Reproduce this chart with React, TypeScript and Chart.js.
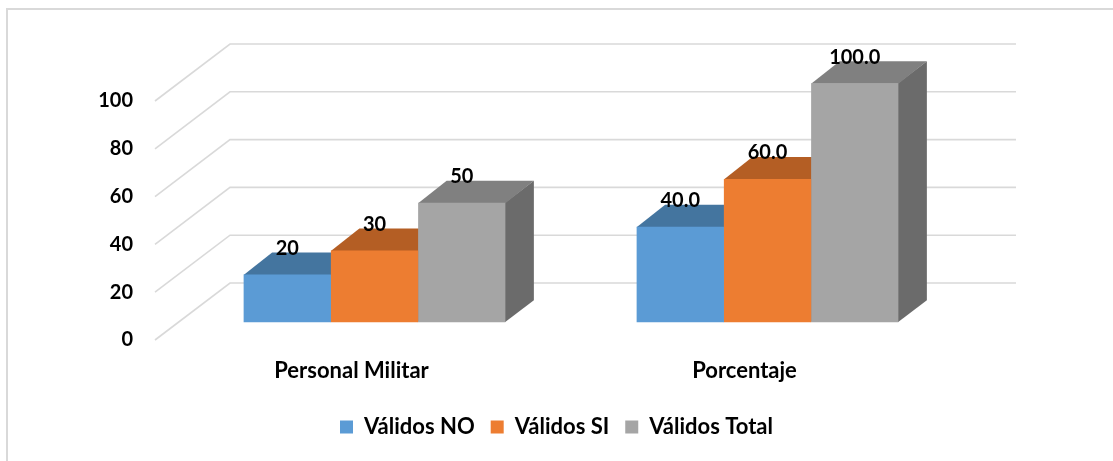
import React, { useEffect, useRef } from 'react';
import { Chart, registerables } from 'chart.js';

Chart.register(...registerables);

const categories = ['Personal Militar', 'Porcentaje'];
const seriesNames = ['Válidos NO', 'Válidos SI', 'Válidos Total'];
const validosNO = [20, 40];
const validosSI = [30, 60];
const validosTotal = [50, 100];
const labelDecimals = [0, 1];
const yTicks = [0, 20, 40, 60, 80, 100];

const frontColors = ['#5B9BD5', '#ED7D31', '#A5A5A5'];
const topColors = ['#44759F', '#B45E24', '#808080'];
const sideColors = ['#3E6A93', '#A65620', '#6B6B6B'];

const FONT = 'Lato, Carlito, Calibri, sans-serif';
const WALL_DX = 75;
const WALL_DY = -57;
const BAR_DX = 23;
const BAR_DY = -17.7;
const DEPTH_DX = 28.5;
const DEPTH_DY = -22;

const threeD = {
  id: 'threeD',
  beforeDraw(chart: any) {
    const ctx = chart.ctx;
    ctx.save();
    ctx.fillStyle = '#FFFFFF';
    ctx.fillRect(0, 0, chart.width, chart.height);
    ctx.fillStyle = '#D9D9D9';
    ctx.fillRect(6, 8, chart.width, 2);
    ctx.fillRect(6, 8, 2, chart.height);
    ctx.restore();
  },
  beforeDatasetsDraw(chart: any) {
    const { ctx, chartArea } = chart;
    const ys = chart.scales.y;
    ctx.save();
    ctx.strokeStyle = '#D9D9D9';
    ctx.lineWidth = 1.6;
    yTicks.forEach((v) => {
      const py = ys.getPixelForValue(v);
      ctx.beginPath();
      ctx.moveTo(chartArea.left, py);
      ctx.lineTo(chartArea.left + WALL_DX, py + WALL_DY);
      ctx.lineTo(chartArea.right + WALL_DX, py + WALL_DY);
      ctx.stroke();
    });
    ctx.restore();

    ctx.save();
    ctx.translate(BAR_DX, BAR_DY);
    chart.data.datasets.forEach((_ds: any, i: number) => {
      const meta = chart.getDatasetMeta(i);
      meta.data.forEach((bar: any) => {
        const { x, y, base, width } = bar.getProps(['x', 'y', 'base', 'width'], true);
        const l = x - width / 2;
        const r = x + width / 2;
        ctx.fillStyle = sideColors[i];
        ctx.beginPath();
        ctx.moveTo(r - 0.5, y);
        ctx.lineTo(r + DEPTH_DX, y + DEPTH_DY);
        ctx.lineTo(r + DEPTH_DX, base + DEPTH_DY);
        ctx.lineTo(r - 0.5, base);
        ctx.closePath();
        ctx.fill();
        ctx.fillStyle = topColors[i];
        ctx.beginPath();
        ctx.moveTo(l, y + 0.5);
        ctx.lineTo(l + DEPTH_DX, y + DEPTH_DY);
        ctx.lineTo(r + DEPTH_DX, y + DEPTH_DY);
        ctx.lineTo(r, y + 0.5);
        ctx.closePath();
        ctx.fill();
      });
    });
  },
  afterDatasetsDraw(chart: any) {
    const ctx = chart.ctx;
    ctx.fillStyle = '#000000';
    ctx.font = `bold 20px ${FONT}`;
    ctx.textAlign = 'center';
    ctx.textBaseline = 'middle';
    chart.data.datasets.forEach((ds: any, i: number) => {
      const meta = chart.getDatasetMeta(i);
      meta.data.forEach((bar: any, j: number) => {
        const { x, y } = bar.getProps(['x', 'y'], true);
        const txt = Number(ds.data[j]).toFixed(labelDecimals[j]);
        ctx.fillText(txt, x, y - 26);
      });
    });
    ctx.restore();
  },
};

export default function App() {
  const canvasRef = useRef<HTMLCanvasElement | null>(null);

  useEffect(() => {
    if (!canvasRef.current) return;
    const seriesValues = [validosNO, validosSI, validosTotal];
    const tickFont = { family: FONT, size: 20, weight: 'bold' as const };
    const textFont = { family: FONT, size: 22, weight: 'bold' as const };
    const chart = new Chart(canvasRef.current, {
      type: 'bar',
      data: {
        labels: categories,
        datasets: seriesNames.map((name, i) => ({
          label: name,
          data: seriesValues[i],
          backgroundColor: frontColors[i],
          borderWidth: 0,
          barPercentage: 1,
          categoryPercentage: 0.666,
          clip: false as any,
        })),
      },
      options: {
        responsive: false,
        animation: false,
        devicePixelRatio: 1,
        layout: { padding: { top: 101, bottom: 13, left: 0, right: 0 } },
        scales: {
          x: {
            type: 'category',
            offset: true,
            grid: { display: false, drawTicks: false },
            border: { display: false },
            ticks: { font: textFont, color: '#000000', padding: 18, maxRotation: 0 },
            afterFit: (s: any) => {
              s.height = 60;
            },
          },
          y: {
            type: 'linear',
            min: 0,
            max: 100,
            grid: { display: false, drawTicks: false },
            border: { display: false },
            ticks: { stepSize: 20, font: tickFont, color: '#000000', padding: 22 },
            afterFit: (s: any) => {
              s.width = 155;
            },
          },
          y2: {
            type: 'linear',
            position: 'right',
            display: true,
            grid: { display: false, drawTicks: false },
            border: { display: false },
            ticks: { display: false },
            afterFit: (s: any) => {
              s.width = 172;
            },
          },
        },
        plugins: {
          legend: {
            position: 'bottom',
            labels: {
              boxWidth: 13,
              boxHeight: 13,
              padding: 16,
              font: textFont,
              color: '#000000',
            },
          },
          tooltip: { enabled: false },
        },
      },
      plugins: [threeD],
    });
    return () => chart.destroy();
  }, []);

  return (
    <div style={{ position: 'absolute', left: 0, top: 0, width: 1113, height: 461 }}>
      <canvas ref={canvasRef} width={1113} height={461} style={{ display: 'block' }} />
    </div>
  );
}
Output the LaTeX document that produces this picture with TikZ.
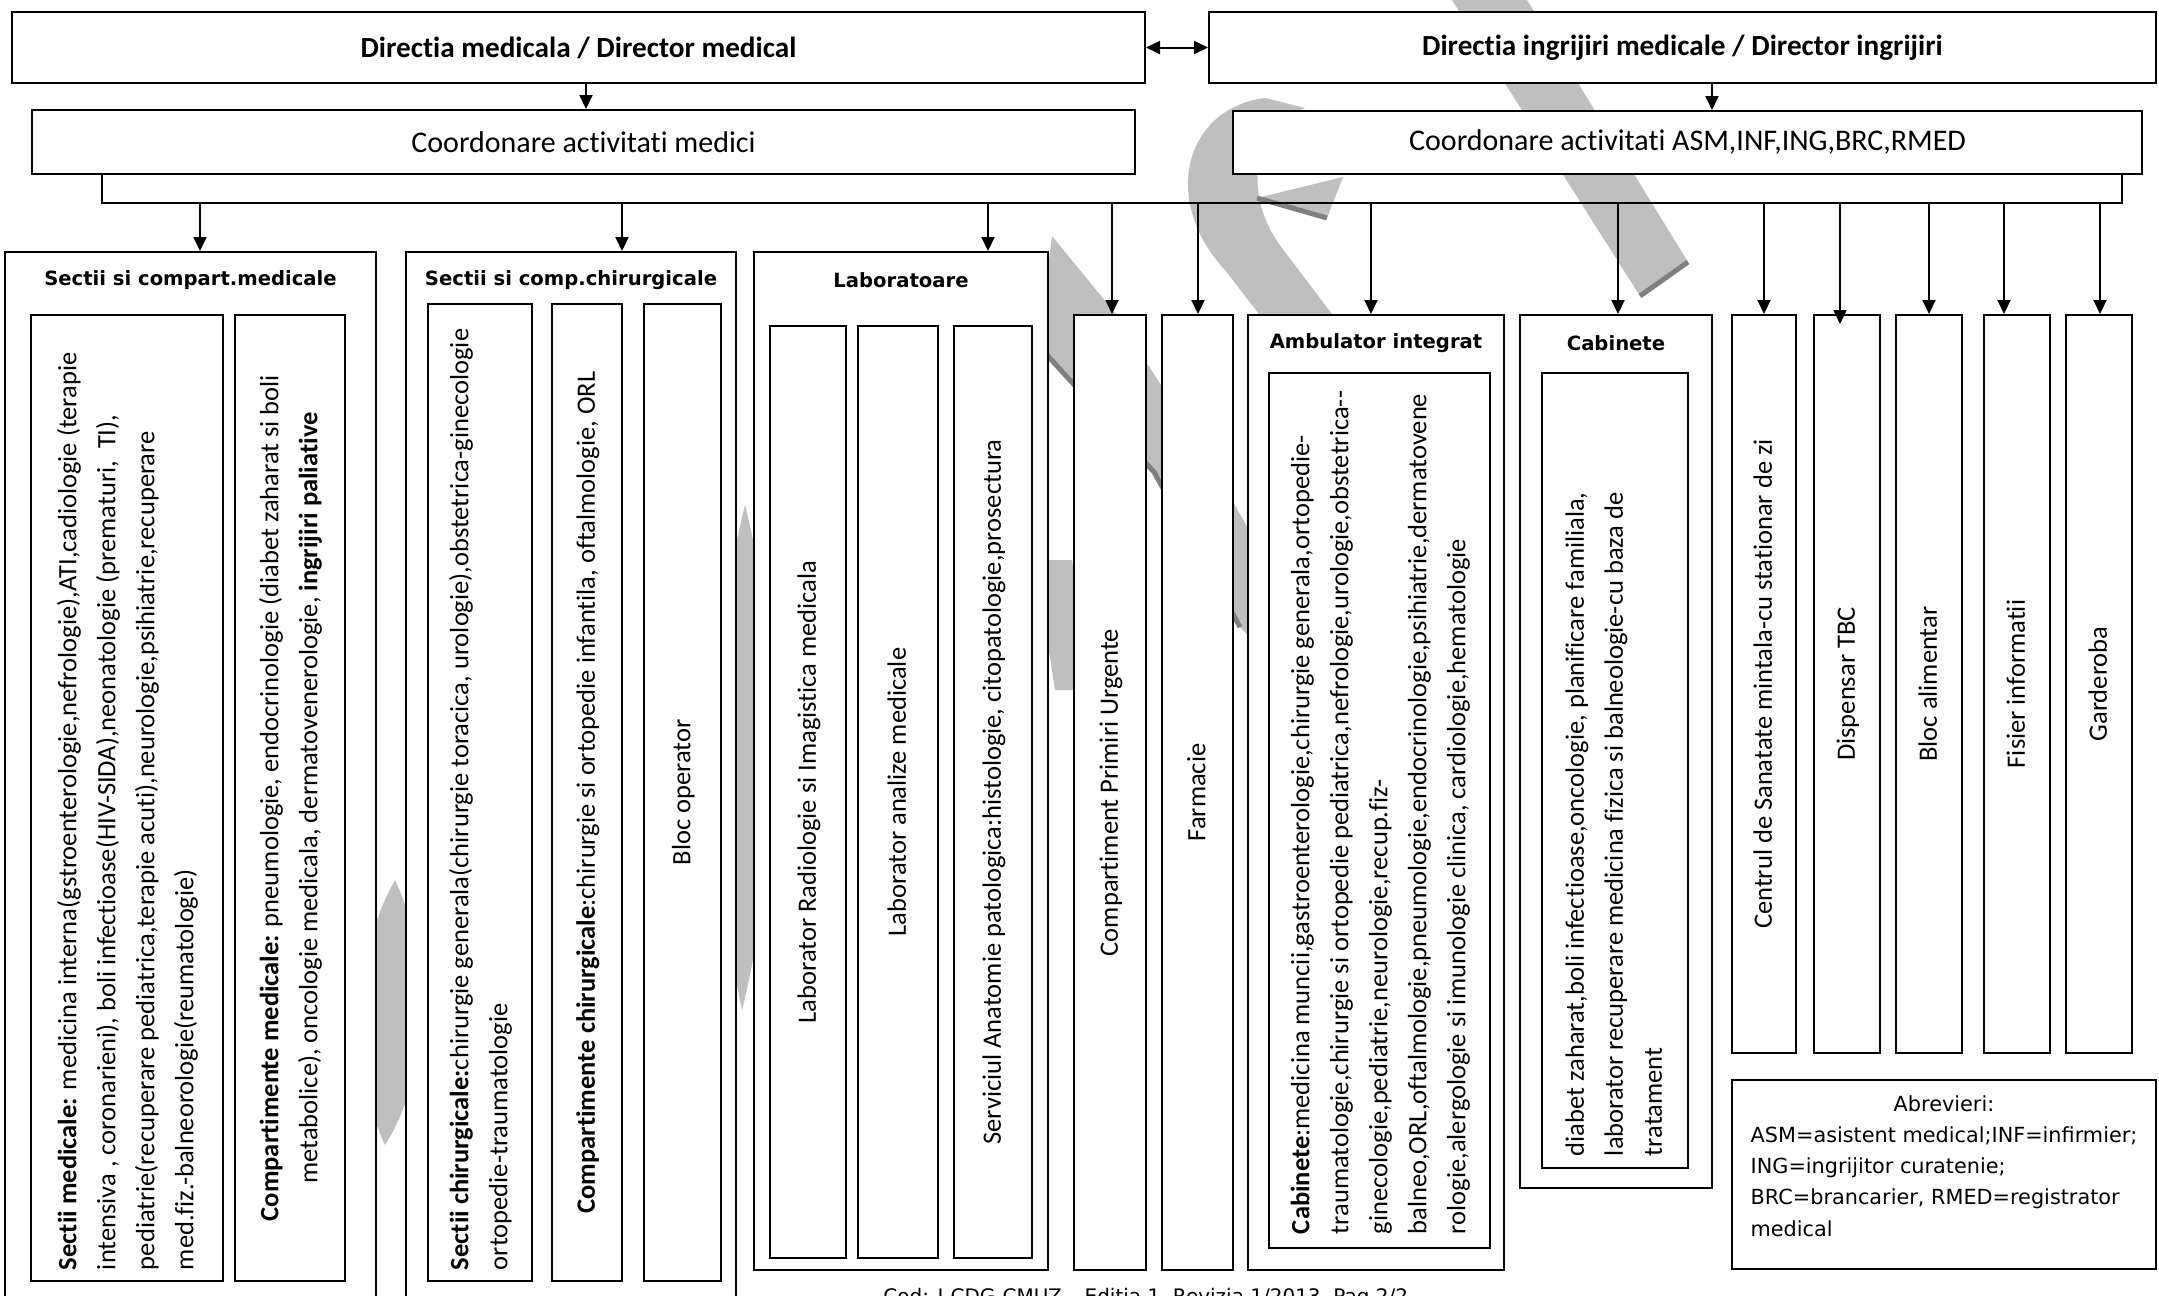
::::::::::
__YOUR OBJECTIVE__. Repeat the lines of the listing above verbatim, beginning at its first line and ending at the line containing "const DEPTH_DY = -22;", which is included. Omit pictures.

__TASK RESULT__.
Reproduce this chart with React, TypeScript and Chart.js.
import React, { useEffect, useRef } from 'react';
import { Chart, registerables } from 'chart.js';

Chart.register(...registerables);

const categories = ['Personal Militar', 'Porcentaje'];
const seriesNames = ['Válidos NO', 'Válidos SI', 'Válidos Total'];
const validosNO = [20, 40];
const validosSI = [30, 60];
const validosTotal = [50, 100];
const labelDecimals = [0, 1];
const yTicks = [0, 20, 40, 60, 80, 100];

const frontColors = ['#5B9BD5', '#ED7D31', '#A5A5A5'];
const topColors = ['#44759F', '#B45E24', '#808080'];
const sideColors = ['#3E6A93', '#A65620', '#6B6B6B'];

const FONT = 'Lato, Carlito, Calibri, sans-serif';
const WALL_DX = 75;
const WALL_DY = -57;
const BAR_DX = 23;
const BAR_DY = -17.7;
const DEPTH_DX = 28.5;
const DEPTH_DY = -22;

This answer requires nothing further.